Tijdens de Tweede Wereldoorlog werd Strauss gedwongen om lid te worden van de Kulturkammer. Strauss was bepaald geen aanhanger van het nazisme en vermeed het zoveel mogelijk om de Hitlergroet te brengen. Toch werkte hij met het regime mee om zijn joodse schoondochter en kleinkind te beschermen en om de Duitse kunst en cultuur zoveel mogelijk te blijven promoten. Hij deed veel moeite om muziek van Joodse en niet-Germaanse componisten te blijven dirigeren. In 1933 werd hij door Joseph Goebbels benoemd tot hoofd van de Reichsmusikkammer. Na de onderschepping van een brief aan zijn Joodse librettist Stefan Zweig, waarin hij zijn weerzin tegen de rassenleer uitsprak, werd hij weer ontslagen.

Laatste werken en dood

Na de oorlog schreef Strauss een paar van zijn absolute meesterwerken. De Metamorphosen waar hij in 1944 aan was begonnen is een werk voor 23 solo strijkers, waarin Strauss het toppunt van zijn contrapuntische vermogens laat zien. Het werd een gedenkstuk voor de vernietiging door de oorlog, met name voor die van Strauss’ geboortestad München. Ook het Hoboconcert, het Tweede Hoornconcert en de Vier Letzte Lieder worden gezien als hoogtepunten in het omvangrijke oeuvre van Strauss. De Vier Letzte Lieder zijn letterlijk de laatste liederen die Strauss schreef en zijn tevens zijn allerlaatste werk.

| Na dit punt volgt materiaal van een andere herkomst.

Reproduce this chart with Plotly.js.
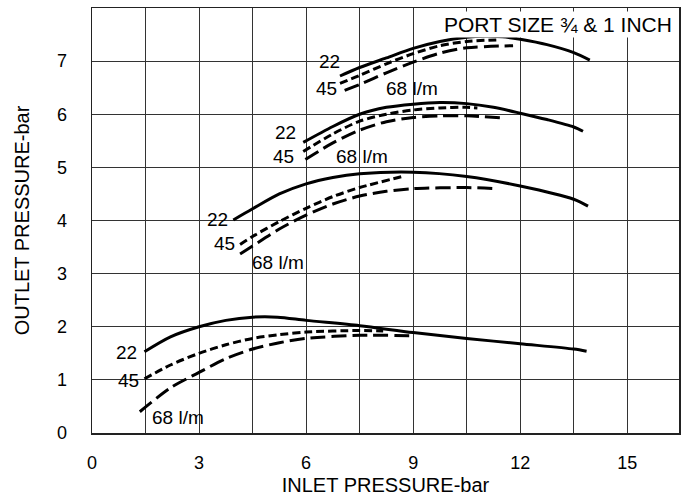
<!DOCTYPE html>
<html>
<head>
<meta charset="utf-8">
<script src="https://cdn.plot.ly/plotly-3.0.1.min.js"></script>
<style>html,body{margin:0;padding:0;background:#fff;}#chart{width:686px;height:500px;}</style>
</head>
<body>
<div id="chart"></div>
<script>
// Bottom group
const a22_x = [1.47, 2.2, 3, 3.75, 4.5, 5.2, 6, 7.5, 9, 10.5, 12, 13.5, 13.86];
const a22_y = [1.53, 1.81, 2.0, 2.12, 2.18, 2.18, 2.12, 2.02, 1.89, 1.78, 1.68, 1.58, 1.54];
const a45_x = [1.47, 2.2, 3, 3.75, 4.5, 5.25, 6, 7.5, 8.16];
const a45_y = [1.02, 1.28, 1.50, 1.66, 1.78, 1.85, 1.90, 1.93, 1.92];
const a68_x = [1.34, 2.2, 3, 3.75, 4.5, 5.25, 6, 7.5, 9.0];
const a68_y = [0.40, 0.85, 1.14, 1.40, 1.58, 1.70, 1.78, 1.84, 1.83];
// Middle group
const b22_x = [3.96, 4.5, 5.25, 6, 6.75, 7.5, 9, 10.5, 12, 13.5, 13.9];
const b22_y = [4.01, 4.22, 4.50, 4.69, 4.81, 4.88, 4.91, 4.83, 4.65, 4.40, 4.27];
const b45_x = [4.15, 4.5, 5.25, 6, 6.75, 7.5, 8.77];
const b45_y = [3.55, 3.70, 3.98, 4.23, 4.45, 4.62, 4.84];
const b68_x = [4.15, 4.5, 5.25, 6, 6.75, 7.5, 8.25, 9, 10.5, 11.34];
const b68_y = [3.37, 3.52, 3.84, 4.10, 4.31, 4.46, 4.55, 4.60, 4.62, 4.60];
// Upper-middle group
const c22_x = [5.92, 6.75, 7.5, 8.25, 9, 9.75, 10.5, 11.25, 12, 12.75, 13.5, 13.76];
const c22_y = [5.47, 5.77, 6.00, 6.13, 6.19, 6.22, 6.20, 6.13, 6.02, 5.90, 5.76, 5.68];
const c45_x = [5.92, 6.75, 7.5, 8.25, 9, 9.75, 10.5, 10.8];
const c45_y = [5.30, 5.63, 5.87, 6.00, 6.08, 6.12, 6.13, 6.12];
const c68_x = [5.98, 6.75, 7.5, 8.25, 9, 9.75, 10.5, 11.57];
const c68_y = [5.15, 5.46, 5.70, 5.86, 5.94, 5.97, 5.97, 5.93];
// Top group
const d22_x = [6.95, 7.5, 8.25, 9, 9.75, 10.5, 11, 11.5, 12, 12.75, 13.5, 13.95];
const d22_y = [6.72, 6.88, 7.06, 7.24, 7.37, 7.45, 7.47, 7.46, 7.41, 7.31, 7.16, 7.02];
const d45_x = [6.95, 7.5, 8.25, 9, 9.75, 10.5, 11.33];
const d45_y = [6.58, 6.73, 6.95, 7.14, 7.29, 7.37, 7.40];
const d68_x = [7.08, 7.5, 8.25, 9, 9.75, 10.5, 11.8];
const d68_y = [6.45, 6.56, 6.78, 6.98, 7.15, 7.25, 7.29];

// Curve labels
const label_text = ["22", "45", "68 l/m", "22", "45", "68 l/m", "22", "45", "68 l/m", "22", "45", "68 l/m"];
const label_x = [0.97, 1.02, 2.40, 3.51, 3.71, 5.20, 5.43, 5.38, 7.58, 6.65, 6.57, 8.98];
const label_y = [1.51, 0.98, 0.30, 4.02, 3.56, 3.21, 5.65, 5.20, 5.20, 7.00, 6.49, 6.49];

const xTicks = [0, 3, 6, 9, 12, 15];
const yTicks = [0, 1, 2, 3, 4, 5, 6, 7];
const chartTitle = "PORT SIZE ¾ & 1 INCH";
const xTitle = "INLET PRESSURE-bar";
const yTitle = "OUTLET PRESSURE-bar";

const FONT = "Liberation Sans, Arial, sans-serif";

const styles = {
  s22: {color: "#000", width: 3, dash: "solid"},
  s45: {color: "#000", width: 3, dash: "8px,4px"},
  s68: {color: "#000", width: 3, dash: "15px,6px"}
};
function tr(x, y, st) {
  return {x: x, y: y, type: "scatter", mode: "lines", line: Object.assign({shape: "spline", smoothing: 0.8}, st), hoverinfo: "skip", showlegend: false};
}
const data = [
  tr(a22_x, a22_y, styles.s22), tr(a45_x, a45_y, styles.s45), tr(a68_x, a68_y, styles.s68),
  tr(b22_x, b22_y, styles.s22), tr(b45_x, b45_y, styles.s45), tr(b68_x, b68_y, styles.s68),
  tr(c22_x, c22_y, styles.s22), tr(c45_x, c45_y, styles.s45), tr(c68_x, c68_y, styles.s68),
  tr(d22_x, d22_y, styles.s22), tr(d45_x, d45_y, styles.s45), tr(d68_x, d68_y, styles.s68)
];

const annotations = label_text.map((t, i) => ({
  x: label_x[i], y: label_y[i], xref: "x", yref: "y", text: t, showarrow: false,
  font: {family: FONT, size: 19, color: "#000"}, borderpad: 0
}));
annotations.push({
  x: 1, y: 1, xref: "paper", yref: "paper", xanchor: "right", yanchor: "top",
  text: chartTitle, showarrow: false, bgcolor: "#fff", borderpad: 1, xshift: -5, yshift: -3,
  font: {family: FONT, size: 21, color: "#000"}
});

const layout = {
  width: 686, height: 500,
  margin: {l: 92, r: 7, t: 8, b: 67},
  paper_bgcolor: "#fff", plot_bgcolor: "#fff",
  showlegend: false,
  xaxis: {
    range: [0, 16.45], tickvals: xTicks, ticktext: xTicks.map(String),
    showgrid: true, gridcolor: "#333", gridwidth: 1,
    minor: {dtick: 1.5, tick0: 0, showgrid: true, gridcolor: "#333", gridwidth: 1},
    zeroline: false, showline: true, linecolor: "#222", linewidth: 1.5, mirror: true,
    ticks: "", ticklabelstandoff: 13,
    tickfont: {family: FONT, size: 18, color: "#000"},
    title: {text: xTitle, font: {family: FONT, size: 20, color: "#000"}, standoff: 6}
  },
  yaxis: {
    range: [0, 8], tickvals: yTicks, ticktext: yTicks.map(String),
    showgrid: true, gridcolor: "#333", gridwidth: 1,
    zeroline: false, showline: true, linecolor: "#222", linewidth: 1.5, mirror: true,
    ticks: "", ticklabelstandoff: 20,
    tickfont: {family: FONT, size: 18, color: "#000"},
    title: {text: yTitle, font: {family: FONT, size: 20, color: "#000"}, standoff: 22}
  },
  annotations: annotations
};

Plotly.newPlot("chart", data, layout, {displayModeBar: false, staticPlot: true});
</script>
</body>
</html>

Ze gaan over de dood en in het laatste lied Im Abendrot citeert Strauss bij de tekst ‘is dies etwa wie der Tod?’ zijn vroege werk Tod und Verklärung. Op zijn sterfbed zei hij tegen zijn schoondochter Alice: “Sterven is precies zoals ik het in Tod und Verklärung beschreven heb”. Strauss werd 85 jaar. Hij stierf in zijn landhuis in Garmisch-Partenkirchen.